Will you output all of the data below exactly, omitting the images?
-- start of Material --
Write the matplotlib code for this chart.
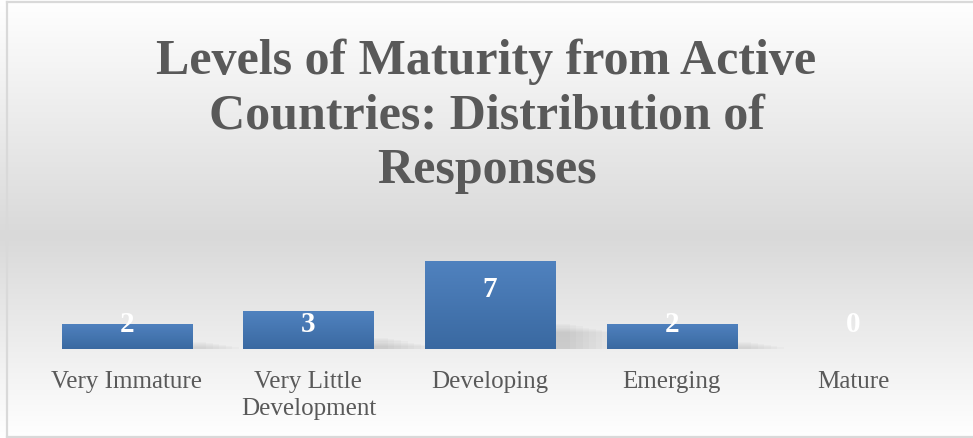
import numpy as np
import matplotlib.pyplot as plt
from matplotlib.colors import LinearSegmentedColormap
from matplotlib.patches import Rectangle
from matplotlib.lines import Line2D

categories = ['Very Immature', 'Very Little\nDevelopment', 'Developing', 'Emerging', 'Mature']
responses = [2, 3, 7, 2, 0]
title = 'Levels of Maturity from Active\nCountries: Distribution of\nResponses'

serif = ['Liberation Serif', 'DejaVu Serif']

fig = plt.figure(figsize=(9.73, 4.39), dpi=100)

# background gradient (white -> gray -> white)
bg = fig.add_axes([0, 0, 1, 1], zorder=-10)
bg_cmap = LinearSegmentedColormap.from_list(
    'bg', [(0.0, '#ffffff'), (0.54, '#d9d9d9'), (1.0, '#ffffff')])
yy = np.linspace(0, 1, 256).reshape(-1, 1)
bg.imshow(yy, cmap=bg_cmap, aspect='auto', extent=[0, 1, 1, 0], vmin=0, vmax=1)
bg.set_xlim(0, 1)
bg.set_ylim(1, 0)
bg.axis('off')

# frame
W, H = 973, 439
fcol = '#d9d9d9'
fig.add_artist(Line2D([7 / W, 7 / W], [1 - 3 / H, 1 - 438 / H], color=fcol, lw=1.6))
fig.add_artist(Line2D([7 / W, 1], [1 - 3 / H, 1 - 3 / H], color=fcol, lw=1.6))
fig.add_artist(Line2D([7 / W, 1], [1 - 438 / H, 1 - 438 / H], color=fcol, lw=1.6))

ax = fig.add_axes([36 / W, 89 / H, 908 / W, 151 / H])
ax.set_facecolor('none')
x = np.arange(len(categories))
bw = 0.716

bars = ax.bar(x, responses, width=bw, color='#4a7ab5', zorder=3)

# soft shadows to the right of each bar
for xi, v in zip(x, responses):
    if v == 0:
        continue
    sh = min(v * 0.3, 2.0)
    for k in range(8):
        grow = k * 0.018
        ax.add_patch(Rectangle((xi - bw / 2 + 0.06, -0.03 - grow),
                               bw + 0.02 + 2 * grow, sh - grow * 4,
                               facecolor='#7f7f7f', alpha=0.04,
                               edgecolor='none', zorder=2))

# gradient fill on bars
bar_cmap = LinearSegmentedColormap.from_list('bar', ['#3a69a1', '#5082bf'])
grad = np.linspace(0, 1, 128).reshape(-1, 1)
for b in bars:
    if b.get_height() <= 0:
        continue
    im = ax.imshow(grad, cmap=bar_cmap, aspect='auto', origin='lower',
                   extent=[b.get_x(), b.get_x() + b.get_width(), 0, b.get_height()],
                   zorder=4)
    im.set_clip_path(b)

# data labels
for xi, v in zip(x, responses):
    ax.text(xi, max(v - 2.2, 2.06), str(v), ha='center', va='center',
            color='white', fontsize=21, fontweight='bold', family=serif, zorder=5)

ax.set_xlim(-0.5, len(categories) - 0.5)
ax.set_ylim(0, 12)
ax.set_xticks(x)
ax.set_xticklabels(categories, fontsize=18, color='#595959', family=serif,
                   linespacing=1.32)
ax.tick_params(axis='x', length=0, pad=15)
ax.set_yticks([])
for s in ax.spines.values():
    s.set_visible(False)

fig.text(0.5, 1 - 116 / H, title, ha='center', va='center', fontsize=36,
         fontweight='bold', color='#595959', family=serif, linespacing=1.24)

fig.savefig('out.png', dpi=100)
-- end of Material --
__Answer below__.
Write the matplotlib code for this chart.
import numpy as np
import matplotlib.pyplot as plt
from matplotlib.colors import LinearSegmentedColormap
from matplotlib.patches import Rectangle
from matplotlib.lines import Line2D

categories = ['Very Immature', 'Very Little\nDevelopment', 'Developing', 'Emerging', 'Mature']
responses = [2, 3, 7, 2, 0]
title = 'Levels of Maturity from Active\nCountries: Distribution of\nResponses'

serif = ['Liberation Serif', 'DejaVu Serif']

fig = plt.figure(figsize=(9.73, 4.39), dpi=100)

# background gradient (white -> gray -> white)
bg = fig.add_axes([0, 0, 1, 1], zorder=-10)
bg_cmap = LinearSegmentedColormap.from_list(
    'bg', [(0.0, '#ffffff'), (0.54, '#d9d9d9'), (1.0, '#ffffff')])
yy = np.linspace(0, 1, 256).reshape(-1, 1)
bg.imshow(yy, cmap=bg_cmap, aspect='auto', extent=[0, 1, 1, 0], vmin=0, vmax=1)
bg.set_xlim(0, 1)
bg.set_ylim(1, 0)
bg.axis('off')

# frame
W, H = 973, 439
fcol = '#d9d9d9'
fig.add_artist(Line2D([7 / W, 7 / W], [1 - 3 / H, 1 - 438 / H], color=fcol, lw=1.6))
fig.add_artist(Line2D([7 / W, 1], [1 - 3 / H, 1 - 3 / H], color=fcol, lw=1.6))
fig.add_artist(Line2D([7 / W, 1], [1 - 438 / H, 1 - 438 / H], color=fcol, lw=1.6))

ax = fig.add_axes([36 / W, 89 / H, 908 / W, 151 / H])
ax.set_facecolor('none')
x = np.arange(len(categories))
bw = 0.716

bars = ax.bar(x, responses, width=bw, color='#4a7ab5', zorder=3)

# soft shadows to the right of each bar
for xi, v in zip(x, responses):
    if v == 0:
        continue
    sh = min(v * 0.3, 2.0)
    for k in range(8):
        grow = k * 0.018
        ax.add_patch(Rectangle((xi - bw / 2 + 0.06, -0.03 - grow),
                               bw + 0.02 + 2 * grow, sh - grow * 4,
                               facecolor='#7f7f7f', alpha=0.04,
                               edgecolor='none', zorder=2))

# gradient fill on bars
bar_cmap = LinearSegmentedColormap.from_list('bar', ['#3a69a1', '#5082bf'])
grad = np.linspace(0, 1, 128).reshape(-1, 1)
for b in bars:
    if b.get_height() <= 0:
        continue
    im = ax.imshow(grad, cmap=bar_cmap, aspect='auto', origin='lower',
                   extent=[b.get_x(), b.get_x() + b.get_width(), 0, b.get_height()],
                   zorder=4)
    im.set_clip_path(b)

# data labels
for xi, v in zip(x, responses):
    ax.text(xi, max(v - 2.2, 2.06), str(v), ha='center', va='center',
            color='white', fontsize=21, fontweight='bold', family=serif, zorder=5)

ax.set_xlim(-0.5, len(categories) - 0.5)
ax.set_ylim(0, 12)
ax.set_xticks(x)
ax.set_xticklabels(categories, fontsize=18, color='#595959', family=serif,
                   linespacing=1.32)
ax.tick_params(axis='x', length=0, pad=15)
ax.set_yticks([])
for s in ax.spines.values():
    s.set_visible(False)

fig.text(0.5, 1 - 116 / H, title, ha='center', va='center', fontsize=36,
         fontweight='bold', color='#595959', family=serif, linespacing=1.24)

fig.savefig('out.png', dpi=100)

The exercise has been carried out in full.